以上に説明したように、本発明によれば、H2Oガスを含むスパッタガスを用いた電子サイクロトロン共鳴スパッタ法で、主表面をC面としたサファイア基板の上にECRスパッタ法によりハイドロキシアパタイトの薄膜を形成し、この後、酸素が存在する雰囲気で形成した薄膜を加熱して結晶化するようにしたので、表面をC面としたハイドロキシアパタイトの薄膜が容易に形成できるようになる。
本発明を適用すると、成膜した後の結晶感度を600℃から900℃までの広い範囲にとしても、強くc軸配向した結晶子からなるハイドロキシアパタイト膜を形成することができる。得られたハイドロキシアパタイト膜は、骨類似の反応性を持つ表面を与えるため、本発明によるハイドロキシアパタイト膜表面を用いることで、生体材料と骨の相互作用の研究を展開することが可能である。

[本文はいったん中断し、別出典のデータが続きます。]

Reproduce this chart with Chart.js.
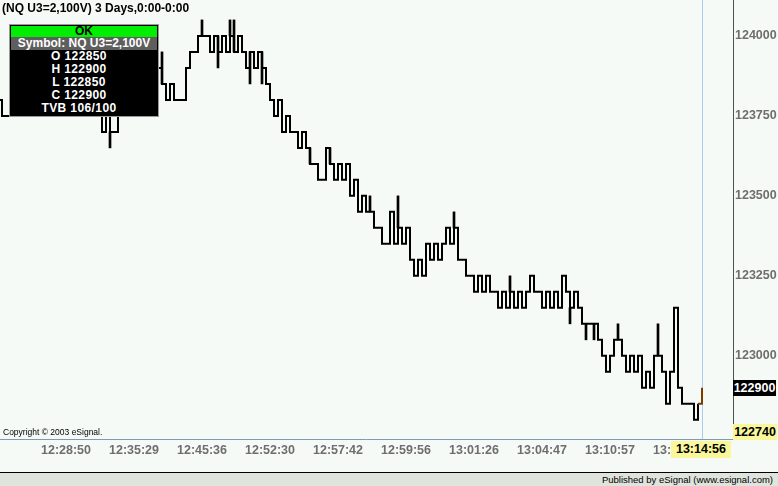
<!DOCTYPE html>
<html>
<head>
<meta charset="utf-8">
<script src="https://cdn.jsdelivr.net/npm/chart.js@4.4.0/dist/chart.umd.min.js"></script>
<style>
body { margin: 0; background: #f6faf6; }
#wrap { position: relative; width: 778px; height: 486px; overflow: hidden; background: #f6faf6; font-family: 'Liberation Sans', Arial, sans-serif; }
#c { position: absolute; left: 0; top: 0; }
.ov { position: absolute; white-space: nowrap; }
#title { left: 2px; top: 1px; font-size: 12px; font-weight: bold; color: #000; }
#box { left: 9px; top: 24px; width: 150px; height: 93px; background: #000; border: 1px solid #9a9a9a; box-sizing: border-box; font-size: 12px; font-weight: bold; color: #fff; }
#box .ok { margin: 1px 1px 0 1px; height: 11px; line-height: 11px; background: #00ee00; color: #000; text-align: center; }
#box .sym { margin: 0 1px; height: 13px; line-height: 13px; background: #5e5e5e; text-align: center; }
#box .row { height: 13px; line-height: 13px; text-align: center; padding-right: 10px; letter-spacing: 0.4px; }
.nar { font-family: 'Liberation Sans', Arial, sans-serif; font-weight: bold; font-size: 12.5px; text-align: center; }
#last { left: 733px; top: 380px; width: 43px; height: 16px; line-height: 16px; background: #000; color: #fff; }
#low { left: 733px; top: 424px; width: 44px; height: 16px; line-height: 16px; background: #faf79b; color: #000; }
#lastTime { left: 671px; top: 441px; width: 60px; height: 17px; line-height: 17px; background: #faf79b; color: #000; }
#copy { left: 3px; top: 427px; font-size: 8.5px; color: #000; }
#rule { left: 0; top: 472px; width: 778px; height: 1px; background: #000; }
#foot { left: 0; top: 473px; width: 778px; height: 13px; background: #dfe4dd; font-size: 9.5px; line-height: 13px; text-align: right; color: #000; }
#foot span { padding-right: 5px; }
</style>
</head>
<body>
<div id="wrap">
  <canvas id="c" width="778" height="486"></canvas>
  <div class="ov" id="title">(NQ U3=2,100V) 3 Days,0:00-0:00</div>
  <div class="ov" id="box">
    <div class="ok">OK</div>
    <div class="sym">Symbol: NQ U3=2,100V</div>
    <div class="row">O 122850</div>
    <div class="row">H 122900</div>
    <div class="row">L 122850</div>
    <div class="row">C 122900</div>
    <div class="row">TVB 106/100</div>
  </div>
  <div class="ov nar" id="last">122900</div>
  <div class="ov nar" id="low">122740</div>
  <div class="ov nar" id="lastTime">13:14:56</div>
  <div class="ov" id="copy">Copyright © 2003 eSignal.</div>
  <div class="ov" id="rule"></div>
  <div class="ov" id="foot"><span>Published by eSignal (www.esignal.com)</span></div>
</div>
<script>
"use strict";

// one value per bar (stepped close path)
const prices = [
  123800, 123750, 123750,
  // under the data box
  123800, 123850, 123800, 123850, 123900, 123850, 123900, 123950, 123900, 123850,
  123900, 123850, 123800, 123850, 123900, 123850, 123800, 123850, 123800, 123850,
  123800, 123850, 123800,
  123700, 123800, 123700, 123700, 123800,
  123850, 123900, 123850, 123800, 123850, 123900, 123950, 123900, 123850,
  // visible again
  123900, 123850, 123800, 123850, 123800, 123800, 123800, 123900, 123950, 123950,
  124000, 124000, 124000, 123950, 124000, 123950, 124000, 123950, 124000, 123950,
  124000, 123950, 123900, 123950, 123900, 123950, 123900, 123850, 123800, 123750,
  123800, 123700, 123750, 123700, 123700, 123650, 123700, 123650, 123600, 123600,
  123550, 123550, 123650, 123600, 123550, 123600, 123550, 123600, 123500, 123550,
  123450, 123500, 123450, 123450, 123400, 123400, 123350, 123350, 123450, 123350,
  123400, 123350, 123400, 123300, 123250, 123300, 123250, 123350, 123300, 123350,
  123300, 123350, 123400, 123350, 123400, 123300, 123300, 123250, 123250, 123200,
  123250, 123200, 123250, 123200, 123200, 123150, 123200, 123150, 123200, 123150,
  123200, 123150, 123200, 123250, 123200, 123200, 123150, 123200, 123150, 123200,
  123150, 123250, 123200, 123150, 123200, 123150, 123100, 123100, 123100, 123100,
  123050, 123000, 122950, 123000, 123050, 123050, 123000, 122950, 123000, 122950,
  123000, 122900, 122950, 122900, 123000, 123000, 122950, 122850, 122950, 123150,
  122900, 122850, 122850, 122850, 122800, 122850, 122900
];

// single-bar spikes (bar index, low, high)
const wickAt   = [28, 41, 51, 55, 58, 59, 63, 66, 78, 83, 93, 100, 114, 128, 143, 147, 149, 155, 165];
const wickLow  = [123650, 123850, 124000, 123900, 124000, 123950, 123850, 123850, 123600, 123600, 123450, 123400, 123400, 123200, 123100, 123050, 123050, 123050, 123000];
const wickHigh = [123700, 123950, 124050, 124000, 124050, 124050, 123950, 123950, 123650, 123650, 123500, 123500, 123450, 123250, 123150, 123100, 123100, 123100, 123100];

const tickIdx = [17, 34, 51, 68, 85, 102, 119, 136, 153, 170];
const times = ['12:28:50', '12:35:29', '12:45:36', '12:52:30', '12:57:42', '12:59:56', '13:01:26', '13:04:47', '13:10:57', '13:13:02'];
const yTicks = [123000, 123250, 123500, 123750, 124000];

const AXIS_FONT = { family: "'Liberation Sans', Arial, sans-serif", size: 12.5, weight: 'bold' };

const frame = {
  id: 'frame',
  beforeDatasetsDraw(ch) {
    const { ctx, chartArea: a, scales: { x } } = ch;
    const cx = Math.round(x.getPixelForValue(prices.length - 1)) + 0.5;
    ctx.save();
    ctx.strokeStyle = '#a8ccf0';
    ctx.lineWidth = 1;
    ctx.beginPath();
    ctx.moveTo(cx, 0);
    ctx.lineTo(cx, a.bottom);
    ctx.stroke();
    ctx.restore();
  },
  afterDraw(ch) {
    const { ctx, chartArea: a } = ch;
    ctx.save();
    ctx.lineWidth = 1;
    ctx.strokeStyle = '#7d9bb9';
    ctx.beginPath();
    ctx.moveTo(0, a.bottom + 0.5);
    ctx.lineTo(a.right, a.bottom + 0.5);
    ctx.stroke();
    ctx.strokeStyle = '#505050';
    ctx.beginPath();
    ctx.moveTo(a.right + 0.5, 0);
    ctx.lineTo(a.right + 0.5, a.bottom + 1);
    ctx.stroke();
    ctx.restore();
  }
};

new Chart(document.getElementById('c'), {
  type: 'line',
  data: {
    datasets: [{
      type: 'line',
      data: prices.map((v, i) => ({ x: i, y: v })),
      stepped: true,
      borderColor: '#000',
      borderWidth: 2,
      pointRadius: 0,
      fill: false,
      segment: { borderColor: c => c.p1DataIndex === prices.length - 1 ? '#7a3c00' : undefined },
      order: 1
    }, {
      type: 'bar',
      data: wickAt.map((x, k) => ({ x: x, y: [wickLow[k], wickHigh[k]] })),
      backgroundColor: '#000',
      barThickness: 2,
      order: 2
    }]
  },
  options: {
    responsive: false,
    animation: false,
    layout: { padding: { top: 18 } },
    plugins: { legend: { display: false }, tooltip: { enabled: false } },
    scales: {
      x: {
        type: 'linear',
        offset: false,
        min: 0.5,
        max: 183.75,
        grid: { display: false, drawTicks: false, offset: false },
        border: { display: false },
        afterBuildTicks: s => { s.ticks = tickIdx.map(v => ({ value: v })); },
        afterFit: s => { s.height = 47; },
        ticks: {
          autoSkip: false, maxRotation: 0, padding: 4, color: '#6e6e6e',
          font: AXIS_FONT,
          callback: (v, i) => times[i]
        }
      },
      y: {
        position: 'right',
        min: 122740,
        max: 124056,
        grid: { display: false, drawTicks: false },
        border: { display: false },
        afterBuildTicks: s => { s.ticks = yTicks.map(v => ({ value: v })); },
        afterFit: s => { s.width = 45; },
        ticks: {
          padding: 2, color: '#6e6e6e',
          font: AXIS_FONT,
          callback: v => String(v)
        }
      }
    }
  },
  plugins: [frame]
});
</script>
</body>
</html>
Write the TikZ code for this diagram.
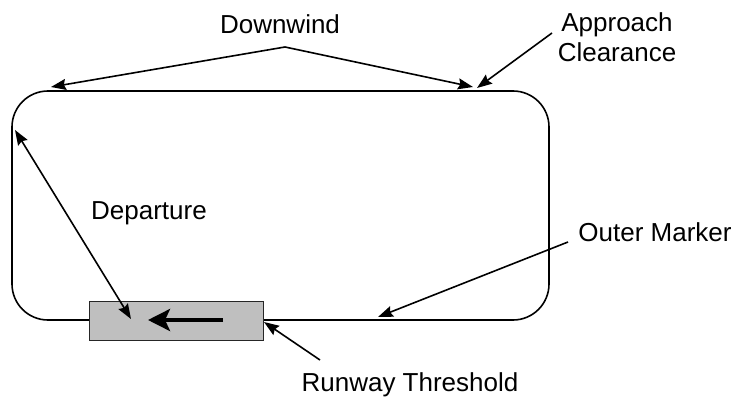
\documentclass[tikz,border=0pt]{standalone}
\usepackage{fontspec}
\setmainfont{Liberation Sans}
\usetikzlibrary{arrows.meta}
\begin{document}
\begin{tikzpicture}[x=1pt,y=-1pt,
  lbl/.style={font=\fontsize{26}{30}\selectfont, inner sep=0pt, align=center},
  ptr/.style={line width=1.6pt, -{Stealth[length=15pt,width=11pt,inset=2pt]}},
  circuit/.style={draw, line width=1.6pt, rounded corners=36pt},
  rwy/.style={draw=black!85, line width=1.4pt, fill=black!25}]
\useasboundingbox (0,0) rectangle (735,398);
% traffic circuit
\draw[circuit] (12,91) rectangle (549,320);
% runway
\node[rwy, minimum width=174pt, minimum height=39pt, inner sep=0pt, anchor=north west] (runway) at (89,301) {};
\coordinate (rwyA) at (223,320);
\coordinate (rwyB) at (148,320);
\draw[line width=4pt, -{Stealth[length=22pt,width=22pt,inset=5pt]}] (rwyA) -- (rwyB);
% labels
\node[lbl] (downwind) at (280,24) {Downwind};
\node[lbl] (approach) at (617,37) {Approach\\Clearance};
\node[lbl] (departure) at (149,213) {Departure};
\node[lbl] (outer) at (655,232) {Outer Marker};
\node[lbl] (threshold) at (410,385) {Runway Threshold};
% connector points
\coordinate (apex) at (285,47);
\coordinate (dwL) at (51,87);
\coordinate (dwR) at (473,87);
\coordinate (apS) at (552,33);
\coordinate (apT) at (477,88);
\coordinate (depT) at (15,130);
\coordinate (depB) at (131,319);
\coordinate (omS) at (568,242);
\coordinate (omT) at (378,317);
\coordinate (thS) at (320,360);
\coordinate (thT) at (264,322);
\draw[ptr] (apex) -- (dwL);
\draw[ptr] (apex) -- (dwR);
\draw[ptr] (apS) -- (apT);
\draw[ptr, {Stealth[length=15pt,width=11pt,inset=2pt]}-{Stealth[length=15pt,width=11pt,inset=2pt]}] (depT) -- (depB);
\draw[ptr] (omS) -- (omT);
\draw[ptr] (thS) -- (thT);
\end{tikzpicture}
\end{document}
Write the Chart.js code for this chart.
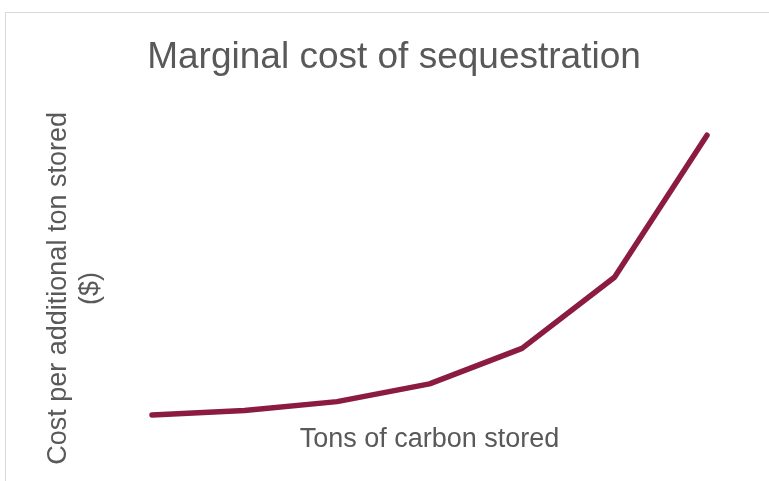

なお、本発明は以上に説明した実施の形態に限定されるものではなく、本発明の技術的思想内で、当分野において通常の知識を有する者により、多くの変形および組み合わせが実施可能であることは明白である。
101…サファイア基板、102…薄膜。
Claims (2)
- ハイドロキシアパタイトの焼結体からなるターゲットおよびH2Oガスを含むキセノンガスを用いた電子サイクロトロン共鳴スパッタ法で、主表面をC面としたサファイア基板の上に薄膜を形成する第1工程と、
酸素が存在する雰囲気で前記薄膜を加熱して結晶化する第2工程と
を備えることを特徴とするハイドロキシアパタイト薄膜の製造方法。 - 請求項1記載のハイドロキシアパタイト薄膜の製造方法において、
前記第2工程では、600℃〜900℃の範囲で加熱を行うことを特徴とするハイドロキシアパタイト薄膜の製造方法。